Stamp Act! le diable! dat is de job, sir:
Dat is de Stiltman's nob, sir,
To be America's nabob, sir,
Doodle, noodle, do.

Kossuth, when in the United States, said that when Hungarians heard the tune they recognized it as an old national dance of their own.

Did Yankee Doodle come from Central Asia with the great migrations? A secretary of the American legation at Madrid says a Spanish professor of music told him that Yankee Doodle resembled the ancient sword-dance of St. Sebastian. Did the Moors bring it into Spain many centuries ago? A Brunswick gentleman told Dr. Ritter, Professor of Music at Vassar College, that the air is that of a nursery-song traditional in the Duchy of Brunswick. A surgeon in the British army, who was with the provincial troops under Johnson at the head of Lake George, being impressed with the uncouth appearance of the provincial soldiers, composed a song to the air, which he called Yankey, instead of Nankey, Doodle, and commended it to the motley soldiers as “very elegant.” They adopted it as good martial music, and it became very popular. The air seems to have been known in the British army, for it is recorded that when, in 1768, British troops arrived in Boston Harbor “the Yankee Doodle tune” (says a writer of that time) “was the capital piece in the band of music” at Castle William. The change in the spelling of the word “Yankey” was not yet made. Trumbull, in his McFingal, uses the original orthography.

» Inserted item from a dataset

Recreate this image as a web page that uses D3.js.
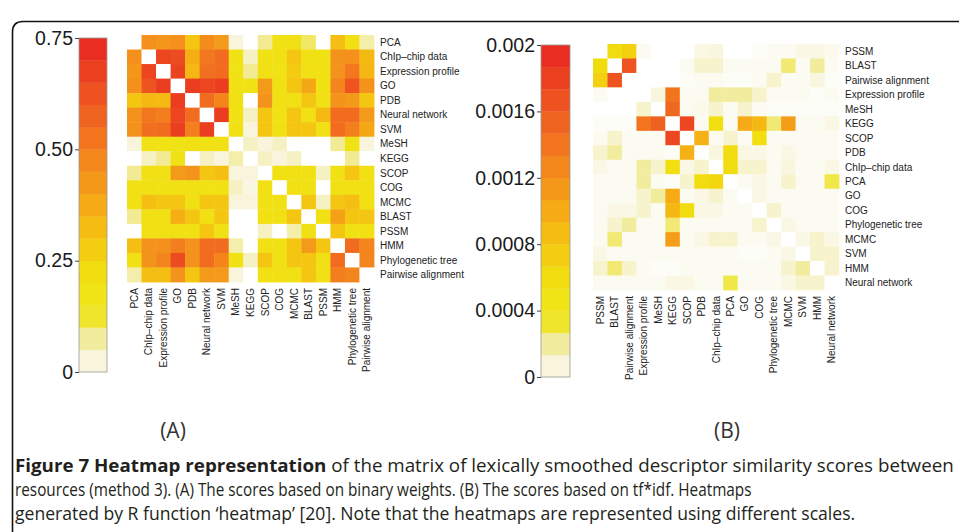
<!DOCTYPE html>
<html>
<head>
  <meta charset="utf-8">
  <title>Figure 7 Heatmap representation</title>
  <script src="https://d3js.org/d3.v7.min.js"></script>
  <style>
    body { margin: 0; background: #fff; }
    .axis path { display: none; }
    .axis line { stroke: #444; }
    .axis text { font-family: "Liberation Sans", Arial, sans-serif; font-size: 19.5px; fill: #1a1a1a; }
    .lab { font-family: "Liberation Sans", Arial, sans-serif; font-size: 10px; fill: #222; }
    .panel { font-family: "Liberation Sans Narrow", "Open Sans", sans-serif; font-size: 21px; fill: #333; }
    .cap { font-family: "Liberation Sans Narrow", "Open Sans", sans-serif; font-size: 17.5px; fill: #231f20; }
  </style>
</head>
<body>
  <div id="chart"></div>
  <script>
    // (A) binary weights
    const labelsA = ["PCA", "ChIp–chip data", "Expression profile", "GO", "PDB", "Neural network", "SVM",
      "MeSH", "KEGG", "SCOP", "COG", "MCMC", "BLAST", "PSSM", "HMM", "Phylogenetic tree", "Pairwise alignment"];
    const valuesA = [
      [null, .45, .43, .45, .30, .46, .42, .05, 0, .08, .18, .20, .10, 0, .32, .20, .07],
      [.45, null, .66, .64, .36, .52, .55, .18, .06, .18, .20, .30, .20, .18, .44, .45, .33],
      [.43, .66, null, .67, .34, .54, .55, .18, .08, .20, .18, .28, .20, .20, .44, .52, .34],
      [.45, .62, .68, null, .68, .66, .68, .18, .18, .42, .20, .30, .38, .18, .48, .62, .44],
      [.30, .34, .33, .68, null, .55, .48, .20, 0, .44, .20, .20, .30, .20, .44, .42, .30],
      [.44, .52, .50, .66, .55, null, .68, .18, .06, .30, .18, .30, .20, .33, .55, .55, .42],
      [.44, .54, .55, .68, .50, .68, null, .20, .05, .30, .20, .30, .30, .20, .55, .50, .38],
      [.05, .18, .18, .18, .20, .18, .20, null, .06, .05, .06, 0, 0, 0, .08, .18, .05],
      [0, .06, .08, .18, 0, .06, .05, .07, null, .06, .05, .06, 0, 0, 0, .08, 0],
      [.08, .20, .20, .42, .44, .30, .32, .05, .05, null, .20, .20, .20, .06, .20, .30, .20],
      [.20, .20, .18, .20, .20, .18, .20, .06, .04, .20, null, .20, .20, 0, .20, .20, .20],
      [.20, .32, .30, .30, .20, .30, .30, .05, .05, .20, .20, null, .30, .06, .30, .32, .20],
      [.08, .20, .20, .36, .30, .20, .30, 0, 0, .20, .20, .30, null, .20, .40, .30, .30],
      [0, .20, .20, .20, .20, .30, .20, 0, 0, .06, 0, .07, .20, null, .30, .20, .20],
      [.32, .44, .45, .50, .44, .55, .55, .07, 0, .20, .20, .30, .42, .30, null, .55, .48],
      [.20, .44, .48, .64, .44, .55, .48, .18, .06, .30, .20, .30, .30, .20, .55, null, .48],
      [.07, .32, .32, .44, .30, .42, .42, .05, 0, .20, .20, .20, .30, .20, .50, .48, null]
    ];
    const maxA = 0.75;
    const ticksA = [0, 0.25, 0.5, 0.75];
    const tickLabelsA = ["0", "0.25", "0.50", "0.75"];

    // (B) tf*idf
    const labelsB = ["PSSM", "BLAST", "Pairwise alignment", "Expression profile", "MeSH", "KEGG", "SCOP", "PDB",
      "ChIp–chip data", "PCA", "GO", "COG", "Phylogenetic tree", "MCMC", "SVM", "HMM", "Neural network"];
    const valuesB = [
      [null, .0006, .0007, .00005, 0, 0, 0, .0001, .00012, 0, 0, .00003, .00005, .00005, .0001, .0001, .00007],
      [.0006, null, .00165, 0, 0, 0, .00005, .00015, .00015, .00005, .00005, .00005, .00005, .00025, .00005, .0002, .00005],
      [.0007, .00165, null, 0, 0, 0, .00003, .00005, .00005, .00003, .00003, .00005, .00015, .00005, .00005, .00012, .00003],
      [.00005, 0, 0, null, .00012, .0014, .00005, .00005, .0002, .0002, .0002, .00015, .00005, .00005, .00005, .00003, .00005],
      [0, 0, 0, .00015, null, .0015, .00005, .00008, .00015, .00005, .00015, .00005, .00003, .00003, .00003, .00003, .00003],
      [.00003, .00003, .00003, .0014, .00155, null, .00175, .00005, .00055, .00005, .001, .0009, .00025, .0011, .00005, .00005, .0001],
      [.00005, .00015, .00005, .00005, .00005, .00175, null, .00095, .00005, .00015, .00005, .00055, .00005, .00005, .00005, .00005, .00005],
      [.00015, .0002, .00005, .00005, .00005, .00003, .00095, null, .00012, .0006, .0001, .0001, .00005, .0001, .00005, .00005, .00005],
      [.0001, .00005, .00005, .0002, .00015, .00055, .0001, .00015, null, .0006, .00015, .00015, .00005, .00012, .00005, .00005, .0001],
      [.00005, .00005, .00005, .0002, .00005, .00003, .00015, .0006, .00065, null, .00005, .0001, .00005, .00015, .00005, .00005, .0003],
      [.00005, .00005, .00005, .00015, .0002, .001, .00005, .0001, .00015, .00005, null, .0001, .00005, .00005, .00005, .00005, .00005],
      [.00005, .0001, .0001, .00015, .00005, .0009, .0006, .0001, .0001, .00005, .00005, null, .00015, .00005, .00005, .00005, .00005],
      [.00005, .00015, .0002, .00005, .00005, .00025, .00005, .00005, .00005, .00005, .00005, .00015, null, .0001, .00005, .00005, .00005],
      [.00005, .00025, .00005, .00005, .00005, .0011, .00005, .0001, .00015, .00015, .00005, .00005, .0001, null, .0001, .00015, .0001],
      [.0001, .00005, .00005, .00005, .00005, .00005, .00005, .00005, .00005, .00005, .00003, .00003, .00005, .0001, null, .00015, .00015],
      [.00015, .00025, .00015, .00005, .00003, .00003, .00005, .00005, .00005, .00005, .00005, .00005, .00005, .00015, .0002, null, .00015],
      [.00005, .00005, .00005, .00005, .00005, .0001, .0001, .00005, .00005, .0003, .00005, .00005, .00005, .0001, .00015, .00015, null]
    ];
    const maxB = 0.002;
    const ticksB = [0, 0.0004, 0.0008, 0.0012, 0.0016, 0.002];
    const tickLabelsB = ["0", "0.0004", "0.0008", "0.0012", "0.0016", "0.002"];

    // colour key bands, low -> high
    const palette = ["#f8f5dc", "#f2ec9e", "#efe52c", "#f0e316", "#f1dc10", "#f3cd10", "#f5bc12", "#f5aa16",
      "#f4981a", "#f3871c", "#f2751e", "#ef6320", "#ed5220", "#eb4020", "#e92d20"];

    const captionLines = [
      [["Figure 7 Heatmap representation", true], [" of the matrix of lexically smoothed descriptor similarity scores between", false]],
      [["resources (method 3). (A) The scores based on binary weights. (B) The scores based on tf*idf. Heatmaps", false]],
      [["generated by R function ‘heatmap’ [20]. Note that the heatmaps are represented using different scales.", false]]
    ];

    const width = 959;
    const height = 532;

    const svg = d3.select("#chart")
      .append("svg")
      .attr("width", width)
      .attr("height", height);

    // frame
    svg.append("path")
      .attr("d", "M12.5,532 V32 Q12.5,21.5 23,21.5 H959")
      .attr("fill", "none")
      .attr("stroke", "#111")
      .attr("stroke-width", 1.6);

    function drawPanel(p) {
      const nb = palette.length;
      // white at 0, first band colour at the top of the first band, then band centres
      const stops = d3.range(nb).map(i => i === 0 ? p.max / nb : p.max * (i + 0.5) / nb);
      const color = d3.scaleLinear()
        .domain([0, ...stops])
        .range(["#ffffff", ...palette])
        .clamp(true);

      // colour key
      const yKey = d3.scaleLinear().domain([0, p.max]).range([p.keyY1, p.keyY0]);
      const key = svg.append("g");
      key.selectAll("rect.band")
        .data(d3.range(nb))
        .join("rect")
        .attr("class", "band")
        .attr("x", p.keyX)
        .attr("width", p.keyW)
        .attr("y", i => yKey(p.max * (i + 1) / nb))
        .attr("height", i => yKey(p.max * i / nb) - yKey(p.max * (i + 1) / nb) + 0.3)
        .attr("fill", i => palette[i]);
      key.append("rect")
        .attr("x", p.keyX)
        .attr("y", p.keyY0)
        .attr("width", p.keyW)
        .attr("height", p.keyY1 - p.keyY0)
        .attr("fill", "none")
        .attr("stroke", "#999")
        .attr("stroke-width", 0.8);
      key.append("g")
        .attr("class", "axis")
        .attr("transform", `translate(${p.keyX},0)`)
        .call(d3.axisLeft(yKey)
          .tickValues(p.ticks)
          .tickFormat((d, i) => p.tickLabels[i])
          .tickSize(4)
          .tickPadding(2));

      // heatmap cells
      const n = p.labels.length;
      const x = d3.scaleBand().domain(d3.range(n)).range([p.gx, p.gx + p.size]);
      const y = d3.scaleBand().domain(d3.range(n)).range([p.gy, p.gy + p.size]);
      const cells = [];
      p.values.forEach((row, r) => row.forEach((v, c) => cells.push({ r, c, v })));
      svg.append("g")
        .selectAll("rect")
        .data(cells)
        .join("rect")
        .attr("x", d => x(d.c))
        .attr("y", d => y(d.r))
        .attr("width", x.bandwidth() + 0.4)
        .attr("height", y.bandwidth() + 0.4)
        .attr("fill", d => d.v == null ? "#ffffff" : color(d.v));

      // row labels (right)
      svg.append("g")
        .selectAll("text")
        .data(p.labels)
        .join("text")
        .attr("class", "lab")
        .attr("x", p.gx + p.size + 6)
        .attr("y", (d, i) => y(i) + y.bandwidth() / 2)
        .attr("dy", "0.35em")
        .text(d => d);

      // column labels (bottom, vertical)
      svg.append("g")
        .selectAll("text")
        .data(p.labels)
        .join("text")
        .attr("class", "lab")
        .attr("text-anchor", "end")
        .attr("dy", "0.35em")
        .attr("transform", (d, i) => `translate(${x(i) + x.bandwidth() / 2},${p.gy + p.size + 6}) rotate(-90)`)
        .text(d => d);

      svg.append("text")
        .attr("class", "panel")
        .attr("x", p.tagX)
        .attr("y", 438)
        .attr("text-anchor", "middle")
        .text(p.tag);
    }

    drawPanel({
      labels: labelsA, values: valuesA, max: maxA, ticks: ticksA, tickLabels: tickLabelsA,
      keyX: 79, keyW: 28, keyY0: 38, keyY1: 372,
      gx: 127, gy: 35, size: 247, tag: "(A)", tagX: 173
    });

    drawPanel({
      labels: labelsB, values: valuesB, max: maxB, ticks: ticksB, tickLabels: tickLabelsB,
      keyX: 541, keyW: 29, keyY0: 45, keyY1: 377,
      gx: 593, gy: 44, size: 246, tag: "(B)", tagX: 727
    });

    // caption, each line stretched to the width in the figure
    const capBase = [472, 496, 520];
    const capEnd = [955, 752, 856];
    captionLines.forEach((parts, i) => {
      const t = svg.append("text")
        .attr("class", "cap")
        .attr("x", 0)
        .attr("y", 0);
      parts.forEach(([s, bold]) => {
        t.append("tspan")
          .attr("font-weight", bold ? "bold" : "normal")
          .text(s);
      });
      const w = t.node().getComputedTextLength();
      const k = (capEnd[i] - 15) / w;
      t.attr("transform", `translate(15,${capBase[i]}) scale(${k},1)`);
    });
  </script>
</body>
</html>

While the British were yet in Boston, after the arrival of Washington at Cambridge in the summer of 1775, some poet among them wrote the following piece in derision of the New England troops. It is the original Yankee Doodle song:

Father and I went down to camp,
Along with Captain Goodwin,
Where we see the men and boys
As thick as hasty-puddina.

There was Captain Washington
Upon a slapping stallion,
A giving orders to his men:
I guess there was a million.

And then the feathers on his hat,
They looked so tarnal finea,
I wanted pockily to get,
To give to my Jemima.

And then they had a swampina gun,
As large as log of maple,
On a deuced little cart—
A load for father's cattle.

And every time they fired it off
It took a horn of powder;
It made a noise like father's gun,
Only a nation louder.

I went as near to it myself
As Jacob's underpinnina,
And father went as near agin-
I thought the deuce was in him.

Cousin Simon grew so bold,
I thought he would have cocked it;
It scared me so, I shrinked off,
And hung by father's pocket.

And Captain Davis had a gun,
He kind a clapped his hand on't,
And stuck a crooked stabbing-iron
Upon the little end on't.

And there I see a pumpkin-shell
As big as mother's basin,
And every time they touched it off
They scampered like the nation.

And there I see a little keg,
Its heads were made of leather:
They knocked upon't with little sticks,
To call the folks together.

And then they'd fife away like fun,
And play on cornstalk fiddles;
And some had ribbons red as blood,
All wound about their middles.

The troopers, too, would gallop up
And fire right in our faces;
It scared me almost half to death
To see them run such races.

Old Uncle Sam come then to change
Some pancakes and some onions
For 'lasses cakes, to carry home
To give his wife and young ones.

I see another snarl of men
A digging graves, they told me,
So tarnal long, so tarnal deep,
They 'tended they should hold me.

It scared me so, I hooked it off,
Nor slept, as I remember,
Nor turned about till I got home,
Locked up in mother's chamber.

Yankee Doodle appears to be “a child of thirty-six fathers.” It has been suggested by a witty lady that perhaps Yankee Doodle “composed itself,” as the Germans say of folk-songs. It is [472] accepted as our national air, and is in positive contrast in spirit to the stately God save the King of old England. The tune is so associated with the patriotic deeds of Americans that it always inspires a love of country in the heart of every good citizen.